>> start Information provided
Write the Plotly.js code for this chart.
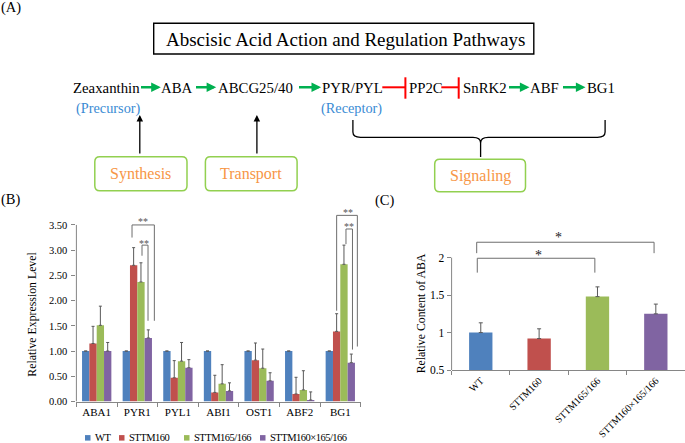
<!DOCTYPE html>
<html>
<head>
<meta charset="utf-8">
<script src="https://cdn.plot.ly/plotly-3.0.1.min.js"></script>
<style>html,body{margin:0;padding:0;background:#fff;}#chart{width:685px;height:443px;}</style>
</head>
<body>
<div id="chart"></div>
<script>
// ---- data ----
const genes = ['ABA1','PYR1','PYL1','ABI1','OST1','ABF2','BG1'];
const seriesNames = ['WT','STTM160','STTM165/166','STTM160×165/166'];
const wtExpr = [1.00,1.00,1.00,1.00,1.00,1.00,1.00];
const wtErr = [0,0,0,0,0,0,0];
const sttm160Expr = [1.15,2.70,0.47,0.18,0.82,0.15,1.39];
const sttm160Err = [0.34,0.35,0.34,0.34,0.34,0.33,0.35];
const sttm165Expr = [1.51,2.37,0.80,0.35,0.66,0.23,2.72];
const sttm165Err = [0.38,0.38,0.37,0.38,0.38,0.38,0.38];
const crossExpr = [1.00,1.26,0.67,0.21,0.41,0.03,0.77];
const crossErr = [0.17,0.16,0.16,0.16,0.16,0.16,0.17];

const abaLines = ['WT','STTM160','STTM165/166','STTM160×165/166'];
const abaContent = [1.00,0.92,1.48,1.25];
const abaErr = [0.13,0.13,0.13,0.13];

const colors = ['#4F81BD','#C0504D','#9BBB59','#8064A2'];

// ---- helpers ----
const W = 685, H = 443;
const px = x => x / W;
const py = y => 1 - y / H;
const SERIF = 'Liberation Serif, Times New Roman, serif';
const AX = '#868686';
const ERR = '#595959';

function txt(text, x, y, size, color, extra, ls) {
  const t = ls ? '<span style="letter-spacing:' + ls + 'px">' + text + '</span>' : text;
  return Object.assign({text: t, x: px(x), y: py(y), xref: 'paper', yref: 'paper',
    showarrow: false, xanchor: 'center', yanchor: 'middle',
    font: {family: SERIF, size: size, color: color || '#000'}}, extra || {});
}
function arrow(x1, y1, x0, y0, color, width, size) {
  return {text: '', x: px(x1), y: py(y1), xref: 'paper', yref: 'paper',
    showarrow: true, ax: x0 - x1, ay: y0 - y1, axref: 'pixel', ayref: 'pixel',
    arrowcolor: color, arrowwidth: width, arrowhead: 2, arrowsize: size, standoff: 0, startstandoff: 0};
}
function pline(x0, y0, x1, y1, color, width) {
  return {type: 'line', xref: 'paper', yref: 'paper', x0: px(x0), y0: py(y0), x1: px(x1), y1: py(y1),
    line: {color: color, width: width}};
}
function P(x, y) { return px(x).toFixed(5) + ',' + py(y).toFixed(5); }
function roundRect(x0, y0, x1, y1, r, color, width) {
  const d = 'M' + P(x0 + r, y0) + ' L' + P(x1 - r, y0) + ' Q' + P(x1, y0) + ' ' + P(x1, y0 + r) +
    ' L' + P(x1, y1 - r) + ' Q' + P(x1, y1) + ' ' + P(x1 - r, y1) +
    ' L' + P(x0 + r, y1) + ' Q' + P(x0, y1) + ' ' + P(x0, y1 - r) +
    ' L' + P(x0, y0 + r) + ' Q' + P(x0, y0) + ' ' + P(x0 + r, y0) + ' Z';
  return {type: 'path', xref: 'paper', yref: 'paper', path: d, line: {color: color, width: width}};
}
function bracket(xa, ya, xl, xr, ytop, ylb, yrb, color) {
  const s = (x0, y0, x1, y1) => ({type: 'line', xref: xa, yref: ya, x0: x0, y0: y0, x1: x1, y1: y1,
    line: {color: color, width: 1}});
  return [s(xl, ylb, xl, ytop), s(xl, ytop, xr, ytop), s(xr, ytop, xr, yrb)];
}

// ---- traces ----
const exprSeries = [wtExpr, sttm160Expr, sttm165Expr, crossExpr];
const exprErrs = [wtErr, sttm160Err, sttm165Err, crossErr];
const traces = exprSeries.map((vals, i) => ({
  type: 'bar', x: genes, y: vals, name: seriesNames[i], xaxis: 'x', yaxis: 'y',
  marker: {color: colors[i], line: {width: 0}},
  error_y: {type: 'data', symmetric: false, array: exprErrs[i], arrayminus: vals.map(() => 0),
    color: ERR, thickness: 1, width: 1.5},
  showlegend: false, hoverinfo: 'skip'
}));
traces.push({
  type: 'bar', x: abaLines, y: abaContent, xaxis: 'x2', yaxis: 'y2', width: abaLines.map(() => 0.4),
  marker: {color: colors, line: {width: 0}},
  error_y: {type: 'data', symmetric: false, array: abaErr, arrayminus: abaErr.map(() => 0),
    color: ERR, thickness: 1, width: 2},
  showlegend: false, hoverinfo: 'skip'
});

// ---- annotations / shapes ----
const ann = [];
const shp = [];

// panel labels
ann.push(txt('(A)', 10.5, 8, 14.5));
ann.push(txt('(B)', 10.5, 200, 14.5));
ann.push(txt('(C)', 385, 200.5, 14.5));

// Panel A title box
shp.push({type: 'rect', xref: 'paper', yref: 'paper', x0: px(153.7), x1: px(533.8), y0: py(54), y1: py(23.3),
  line: {color: '#000', width: 1.4}});
ann.push(txt('Abscisic Acid Action and Regulation Pathways', 345.3, 39, 19));

// pathway row
const rowY = 88.3;
const pathWords = [['Zeaxanthin', 106.2], ['ABA', 177.3], ['ABCG25/40', 256], ['PYR/PYL', 352.9],
  ['PP2C', 425.6], ['SnRK2', 485.3], ['ABF', 544.6], ['BG1', 600.7]];
pathWords.forEach(w => ann.push(txt(w[0], w[1], rowY, 14.8)));
const GREEN = '#00B050';
[[139.5, 160.8], [194.5, 216.2], [297.5, 321.1], [507.5, 529.5], [561.5, 585.5]].forEach(a =>
  ann.push(arrow(a[1], 87.3, a[0], 87.3, GREEN, 2.4, 0.8)));
const RED = '#FF0000';
shp.push(pline(382.3, 87.3, 405.4, 87.3, RED, 2));
shp.push(pline(405.4, 77.3, 405.4, 98.7, RED, 2));
shp.push(pline(441.3, 87.3, 458.7, 87.3, RED, 2));
shp.push(pline(458.7, 77.3, 458.7, 98.7, RED, 2));
const BLUE = '#3A8BD4';
ann.push(txt('(Precursor)', 108.5, 108.5, 14.3, BLUE));
ann.push(txt('(Receptor)', 351.2, 108.7, 14.3, BLUE));
ann.push(arrow(139.8, 115, 139.8, 155, '#000', 1.3, 1));
ann.push(arrow(256.9, 115, 256.9, 155, '#000', 1.3, 1));
// brace
const brace = 'M' + P(352.9, 120) + ' L' + P(352.9, 132) + ' Q' + P(352.9, 137.3) + ' ' + P(360.5, 137.3) +
  ' L' + P(473, 137.3) + ' Q' + P(480.6, 137.3) + ' ' + P(480.6, 143) +
  ' Q' + P(480.6, 137.3) + ' ' + P(488.2, 137.3) + ' L' + P(597.5, 137.3) +
  ' Q' + P(605.1, 137.3) + ' ' + P(605.1, 132) + ' L' + P(605.1, 120) +
  ' M' + P(480.6, 143) + ' L' + P(480.6, 157);
shp.push({type: 'path', xref: 'paper', yref: 'paper', path: brace, line: {color: '#000', width: 1.3}});
// category boxes
const BOXG = '#92D050', ORANGE = '#F79646';
shp.push(roundRect(94.8, 156.7, 187, 190.7, 5, BOXG, 1.5));
shp.push(roundRect(205.4, 156.7, 297.1, 190.7, 5, BOXG, 1.5));
shp.push(roundRect(434.7, 159.3, 525.5, 191.7, 5, BOXG, 1.5));
ann.push(txt('Synthesis', 140.9, 174, 16, ORANGE));
ann.push(txt('Transport', 251.2, 174, 16, ORANGE));
ann.push(txt('Signaling', 480.1, 176, 16, ORANGE));

// Panel B axis title and legend
ann.push(txt('Relative Expression Level', 31.7, 314, 11.8, '#000', {textangle: -90}));
const legendItems = [[85, 93.5], [119, 126.7], [184, 191.7], [260, 268.3]];
legendItems.forEach((it, i) => {
  shp.push({type: 'rect', xref: 'paper', yref: 'paper', x0: px(it[0]), x1: px(it[0] + 5.5),
    y0: py(440.6), y1: py(435.1), fillcolor: colors[i], line: {width: 0}});
  ann.push(txt(seriesNames[i], it[1], 437.8, 10.5, '#000', {xanchor: 'left'}, -0.5));
});
// y axis line B
shp.push({type: 'line', xref: 'paper', yref: 'y', x0: px(76.4), x1: px(76.4), y0: 0, y1: 3.5,
  line: {color: AX, width: 1}});
// significance B
const BR = '#6d6d6d';
shp.push(...bracket('x', 'y', 0.87, 1.42, 3.50, 3.25, 1.60, BR));
shp.push(...bracket('x', 'y', 1.116, 1.264, 3.10, 2.89, 1.60, BR));
shp.push(...bracket('x', 'y', 5.91, 6.42, 3.69, 1.80, 1.09, BR));
shp.push(...bracket('x', 'y', 6.14, 6.30, 3.42, 3.12, 1.03, BR));
const starB = (t, x, y) => ({text: t, x: x, y: y, xref: 'x', yref: 'y', showarrow: false,
  xanchor: 'center', yanchor: 'middle', font: {family: SERIF, size: 10, color: '#555'}});
ann.push(starB('**', 1.14, 3.56));
ann.push(starB('**', 1.165, 3.13));
ann.push(starB('**', 6.18, 3.75));
ann.push(starB('**', 6.21, 3.47));

// Panel C
ann.push(txt('Relative Content of ABA', 421, 313.3, 11.8, '#000', {textangle: -90}));
shp.push({type: 'line', xref: 'paper', yref: 'y2', x0: px(451.6), x1: px(451.6), y0: 0.5, y1: 2,
  line: {color: AX, width: 1}});
shp.push(...bracket('x2', 'y2', -0.07, 2.97, 2.206, 2.06, 2.06, BR));
shp.push(...bracket('x2', 'y2', -0.06, 1.955, 1.992, 1.80, 1.80, BR));
const starC = (x, y) => ({text: '*', x: x, y: y, xref: 'x2', yref: 'y2', showarrow: false,
  xanchor: 'center', yanchor: 'middle', font: {family: SERIF, size: 14, color: '#222'}});
ann.push(starC(1.34, 2.263));
ann.push(starC(0.996, 2.03));

const tickFont = {family: SERIF, size: 10, color: '#000'};
const layout = {
  width: W, height: H, margin: {l: 0, r: 0, t: 0, b: 0, pad: 0},
  paper_bgcolor: '#fff', plot_bgcolor: 'rgba(0,0,0,0)',
  showlegend: false, barmode: 'group', bargap: 0.278, bargroupgap: 0,
  xaxis: {domain: [76.4 / W, 360.6 / W], anchor: 'y', type: 'category', showline: true, linecolor: AX,
    linewidth: 1, ticks: 'outside', tickson: 'boundaries', ticklen: 4, tickcolor: AX,
    showgrid: false, zeroline: false, tickfont: Object.assign({}, tickFont, {size: 11}), fixedrange: true},
  yaxis: {domain: [1 - 401.5 / H, 1 - 207.3 / H], anchor: 'x', range: [0, 3.85],
    tickvals: [0, 0.5, 1, 1.5, 2, 2.5, 3, 3.5], ticktext: ['0.00','0.50','1.00','1.50','2.00','2.50','3.00','3.50'],
    showline: false, ticks: 'outside', ticklen: 4, tickcolor: AX, showgrid: false, zeroline: false,
    tickfont: Object.assign({}, tickFont, {size: 10.5}), ticklabelstandoff: 2, fixedrange: true},
  xaxis2: {domain: [451.6 / W, 1], anchor: 'y2', type: 'category', showline: true, linecolor: AX,
    linewidth: 1, ticks: 'outside', tickson: 'boundaries', ticklen: 4, tickcolor: AX,
    showgrid: false, zeroline: false, tickangle: -45, tickfont: tickFont, fixedrange: true},
  yaxis2: {domain: [1 - 370 / H, 1 - 233.7 / H], anchor: 'x2', range: [0.5, 2.32],
    tickvals: [0.5, 1, 1.5, 2], ticktext: ['0.5','1','1.5','2'],
    showline: false, ticks: 'outside', ticklen: 4, tickcolor: AX, showgrid: false, zeroline: false,
    tickfont: Object.assign({}, tickFont, {size: 11.5}), ticklabelstandoff: 0, fixedrange: true},
  annotations: ann,
  shapes: shp
};
Plotly.newPlot('chart', traces, layout, {displayModeBar: false, staticPlot: true});
</script>
</body>
</html>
>> end Information provided
_Written exercise:_
Write out exactly the lines between the start of the data and the line with "const ERR = '#595959';", including both, but none of the pictures.

_Task output:_
Write the Plotly.js code for this chart.
<!DOCTYPE html>
<html>
<head>
<meta charset="utf-8">
<script src="https://cdn.plot.ly/plotly-3.0.1.min.js"></script>
<style>html,body{margin:0;padding:0;background:#fff;}#chart{width:685px;height:443px;}</style>
</head>
<body>
<div id="chart"></div>
<script>
// ---- data ----
const genes = ['ABA1','PYR1','PYL1','ABI1','OST1','ABF2','BG1'];
const seriesNames = ['WT','STTM160','STTM165/166','STTM160×165/166'];
const wtExpr = [1.00,1.00,1.00,1.00,1.00,1.00,1.00];
const wtErr = [0,0,0,0,0,0,0];
const sttm160Expr = [1.15,2.70,0.47,0.18,0.82,0.15,1.39];
const sttm160Err = [0.34,0.35,0.34,0.34,0.34,0.33,0.35];
const sttm165Expr = [1.51,2.37,0.80,0.35,0.66,0.23,2.72];
const sttm165Err = [0.38,0.38,0.37,0.38,0.38,0.38,0.38];
const crossExpr = [1.00,1.26,0.67,0.21,0.41,0.03,0.77];
const crossErr = [0.17,0.16,0.16,0.16,0.16,0.16,0.17];

const abaLines = ['WT','STTM160','STTM165/166','STTM160×165/166'];
const abaContent = [1.00,0.92,1.48,1.25];
const abaErr = [0.13,0.13,0.13,0.13];

const colors = ['#4F81BD','#C0504D','#9BBB59','#8064A2'];

// ---- helpers ----
const W = 685, H = 443;
const px = x => x / W;
const py = y => 1 - y / H;
const SERIF = 'Liberation Serif, Times New Roman, serif';
const AX = '#868686';
const ERR = '#595959';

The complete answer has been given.